## Task statement:
Please, without the pictures, retype exactly the lines from the start of the material through the line that holds "const keyLabels = ['32bit".

## Data extract:
>>

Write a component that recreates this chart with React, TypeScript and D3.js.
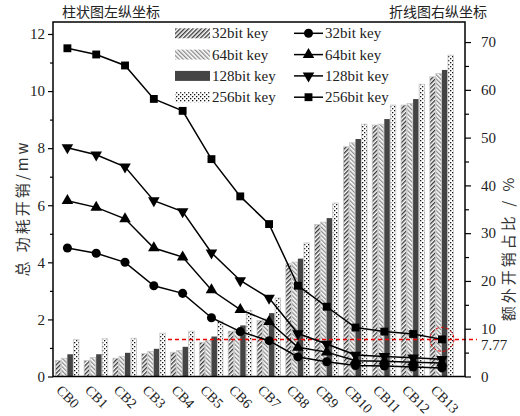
import { useEffect, useRef } from 'react'
import * as d3 from 'd3'

// categories
const categories = ['CB0', 'CB1', 'CB2', 'CB3', 'CB4', 'CB5', 'CB6', 'CB7', 'CB8', 'CB9', 'CB10', 'CB11', 'CB12', 'CB13']
const keyLabels = ['32bit key', '64bit key', '128bit key', '256bit key']

// bars: total power (mw), left axis
const bar32 = [0.56, 0.56, 0.64, 0.8, 0.85, 1.2, 1.59, 1.96, 3.95, 5.33, 8.05, 8.81, 9.51, 10.5]
const bar64 = [0.64, 0.67, 0.71, 0.88, 0.91, 1.26, 1.64, 2.02, 4.01, 5.41, 8.19, 8.84, 9.57, 10.62]
const bar128 = [0.78, 0.78, 0.83, 0.97, 1.04, 1.4, 1.79, 2.22, 4.13, 5.55, 8.32, 9.02, 9.72, 10.74]
const bar256 = [1.29, 1.32, 1.34, 1.52, 1.59, 1.94, 2.32, 2.75, 4.68, 6.08, 8.84, 9.51, 10.24, 11.26]

// lines: extra overhead ratio (%), right axis
const line32 = [26.9, 25.8, 23.9, 19.0, 17.4, 12.3, 9.4, 7.5, 4.1, 3.1, 2.3, 2.2, 2.0, 1.8]
const line64 = [36.8, 35.4, 33.0, 26.9, 25.0, 18.1, 14.0, 11.5, 6.1, 5.1, 3.3, 3.2, 3.0, 2.8]
const line128 = [47.9, 46.4, 43.9, 36.8, 34.5, 25.9, 20.1, 16.4, 9.0, 6.8, 4.5, 4.2, 3.9, 3.6]
const line256 = [68.7, 67.4, 65.1, 58.1, 55.6, 45.5, 37.7, 31.9, 19.0, 14.6, 10.25, 9.4, 8.9, 7.77]

// tick values
const leftTicks = [0, 2, 4, 6, 8, 10, 12]
const leftMinor = [1, 3, 5, 7, 9, 11]
const rightTicks = [0, 10, 20, 30, 40, 50, 60, 70]
const rightMinor = [5, 15, 25, 35, 45, 55, 65]
const markValue = 7.77

const serif = '"Liberation Serif", "Times New Roman", serif'
const cjk = '"Noto Sans CJK SC", sans-serif'

export default function App() {
  const ref = useRef<SVGSVGElement>(null)

  useEffect(() => {
    if (!ref.current) return
    const svg = d3.select(ref.current)
    svg.selectAll('*').remove()

    const left = 53
    const right = 465
    const top = 22
    const bottom = 376.5

    const x = d3.scaleLinear().domain([-0.5, 13.8]).range([left, right])
    const yL = d3.scaleLinear().domain([0, 12.42]).range([bottom, top])
    const yR = d3.scaleLinear().domain([0, 74.2]).range([bottom, top])
    const sub = d3.scaleBand<string>().domain(keyLabels).range([-0.42, 0.4]).paddingInner(0.08)

    // patterns
    const defs = svg.append('defs')
    const p32 = defs.append('pattern').attr('id', 'p32').attr('patternUnits', 'userSpaceOnUse')
      .attr('width', 3).attr('height', 3).attr('patternTransform', 'rotate(45)')
    p32.append('rect').attr('width', 3).attr('height', 3).attr('fill', '#fff')
    p32.append('rect').attr('width', 1.4).attr('height', 3).attr('fill', '#3a3a3a')

    const p64 = defs.append('pattern').attr('id', 'p64').attr('patternUnits', 'userSpaceOnUse')
      .attr('width', 3).attr('height', 3).attr('patternTransform', 'rotate(-45)')
    p64.append('rect').attr('width', 3).attr('height', 3).attr('fill', '#fff')
    p64.append('rect').attr('width', 1.3).attr('height', 3).attr('fill', '#8a8a8a')

    const p256 = defs.append('pattern').attr('id', 'p256').attr('patternUnits', 'userSpaceOnUse')
      .attr('width', 4).attr('height', 4)
    p256.append('rect').attr('width', 4).attr('height', 4).attr('fill', '#fff')
    p256.append('rect').attr('x', 0).attr('y', 0).attr('width', 1.3).attr('height', 1.3).attr('fill', '#111')
    p256.append('rect').attr('x', 2).attr('y', 2).attr('width', 1.3).attr('height', 1.3).attr('fill', '#111')

    const fills = ['url(#p32)', 'url(#p64)', '#444', 'url(#p256)']
    const barSets = [bar32, bar64, bar128, bar256]

    // bars
    barSets.forEach((vals, k) => {
      svg.append('g')
        .selectAll('rect')
        .data(vals)
        .join('rect')
        .attr('x', (_, i) => x(i + (sub(keyLabels[k]) as number)))
        .attr('width', x(sub.bandwidth()) - x(0))
        .attr('y', d => yL(d))
        .attr('height', d => yL(0) - yL(d))
        .attr('fill', fills[k])
        .attr('stroke', k === 2 ? 'none' : '#c8c8c8')
        .attr('stroke-width', 0.8)
    })

    // red reference line + circle
    svg.append('line')
      .attr('x1', 168).attr('x2', 477)
      .attr('y1', yR(markValue)).attr('y2', yR(markValue))
      .attr('stroke', '#e00').attr('stroke-width', 1.5).attr('stroke-dasharray', '4,3')
    svg.append('circle')
      .attr('cx', x(13)).attr('cy', yR(markValue)).attr('r', 12)
      .attr('fill', 'none').attr('stroke', '#e00').attr('stroke-width', 1).attr('stroke-dasharray', '3,2')

    // lines
    const lineSets = [line32, line64, line128, line256]
    const symbols = [
      { type: d3.symbolCircle, size: 64, rot: 0 },
      { type: d3.symbolTriangle, size: 58, rot: 0 },
      { type: d3.symbolTriangle, size: 58, rot: 180 },
      { type: d3.symbolSquare, size: 62, rot: 0 }
    ]
    const lineGen = d3.line<number>().x((_, i) => x(i)).y(d => yR(d))
    lineSets.forEach((vals, k) => {
      svg.append('path')
        .datum(vals)
        .attr('fill', 'none')
        .attr('stroke', '#000')
        .attr('stroke-width', 1.5)
        .attr('d', lineGen)
      const sym = d3.symbol().type(symbols[k].type).size(symbols[k].size)
      svg.append('g')
        .selectAll('path')
        .data(vals)
        .join('path')
        .attr('d', sym)
        .attr('fill', '#000')
        .attr('transform', (d, i) => `translate(${x(i)},${yR(d)}) rotate(${symbols[k].rot})`)
    })

    // frame
    svg.append('rect')
      .attr('x', left).attr('y', top)
      .attr('width', right - left).attr('height', bottom - top)
      .attr('fill', 'none').attr('stroke', '#000').attr('stroke-width', 1.5)

    // left axis
    const gl = svg.append('g').attr('transform', `translate(${left},0)`)
    gl.call(d3.axisLeft(yL).tickValues(leftTicks).tickSize(5).tickFormat(d3.format('d')))
    gl.append('g').call(d3.axisLeft(yL).tickValues(leftMinor).tickSize(3).tickFormat(() => ''))
    gl.selectAll('.domain').remove()
    gl.selectAll('.tick line').attr('stroke-width', 1.2)
    gl.selectAll('text').style('font-family', serif).style('font-size', '15px').attr('fill', '#222')

    // right axis
    const gr = svg.append('g').attr('transform', `translate(${right},0)`)
    gr.call(d3.axisRight(yR).tickValues(rightTicks).tickSize(6).tickPadding(10).tickFormat(d3.format('d')))
    gr.append('g').call(d3.axisRight(yR).tickValues(rightMinor).tickSize(4).tickFormat(() => ''))
    gr.selectAll('.domain').remove()
    gr.selectAll('.tick line').attr('stroke-width', 1.2)
    gr.selectAll('text').style('font-family', serif).style('font-size', '15px').attr('fill', '#222')
    gr.append('text')
      .attr('x', 16).attr('y', yR(markValue) + 10.5)
      .attr('fill', '#222').style('font-family', serif).style('font-size', '15px')
      .text('7.77')

    // category labels
    svg.append('g')
      .selectAll('text')
      .data(categories)
      .join('text')
      .attr('transform', (_, i) => `translate(${x(i) - 12},391) rotate(45)`)
      .style('font-family', serif)
      .style('font-size', '14px')
      .attr('fill', '#222')
      .text(d => d)

    // top notes
    svg.append('text').attr('x', 62).attr('y', 17)
      .style('font-family', cjk).style('font-size', '14px').attr('fill', '#222')
      .text('柱状图左纵坐标')
    svg.append('text').attr('x', 487).attr('y', 17).attr('text-anchor', 'end')
      .style('font-family', cjk).style('font-size', '14px').attr('fill', '#222')
      .text('折线图右纵坐标')

    // axis titles
    svg.append('text')
      .attr('transform', 'translate(28,208) rotate(-90)')
      .attr('text-anchor', 'middle')
      .style('font-family', cjk).style('font-size', '15px').style('letter-spacing', '3px').attr('fill', '#333')
      .text('总 功耗开销/mw')
    svg.append('text')
      .attr('transform', 'translate(514,248) rotate(-90)')
      .attr('text-anchor', 'middle')
      .style('font-family', cjk).style('font-size', '15px').style('letter-spacing', '3px').attr('fill', '#333')
      .text('额外开销占比 / %')

    // legend: bars
    const lb = svg.append('g')
    keyLabels.forEach((label, k) => {
      const cy = 33.3 + k * 21.3
      lb.append('rect').attr('x', 175).attr('y', cy - 5).attr('width', 35).attr('height', 10)
        .attr('fill', fills[k])
      lb.append('text').attr('x', 212).attr('y', cy + 5)
        .style('font-family', serif).style('font-size', '15px').attr('fill', '#222').text(label)
    })

    // legend: lines
    const ll = svg.append('g')
    keyLabels.forEach((label, k) => {
      const cy = 33.3 + k * 21.3
      ll.append('line').attr('x1', 294).attr('x2', 323).attr('y1', cy).attr('y2', cy)
        .attr('stroke', '#000').attr('stroke-width', 1.5)
      ll.append('path')
        .attr('d', d3.symbol().type(symbols[k].type).size(symbols[k].size)())
        .attr('transform', `translate(308.5,${cy}) rotate(${symbols[k].rot})`)
      ll.append('text').attr('x', 325).attr('y', cy + 5)
        .style('font-family', serif).style('font-size', '15px').attr('fill', '#222').text(label)
    })
  }, [])

  return (
    <svg
      ref={ref}
      width={520}
      height={416}
      style={{ position: 'absolute', left: 0, top: 0, background: '#fff' }}
    />
  )
}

<<

## Exercise response:
Write a component that recreates this chart with React, TypeScript and D3.js.
import { useEffect, useRef } from 'react'
import * as d3 from 'd3'

// categories
const categories = ['CB0', 'CB1', 'CB2', 'CB3', 'CB4', 'CB5', 'CB6', 'CB7', 'CB8', 'CB9', 'CB10', 'CB11', 'CB12', 'CB13']
const keyLabels = ['32bit key', '64bit key', '128bit key', '256bit key']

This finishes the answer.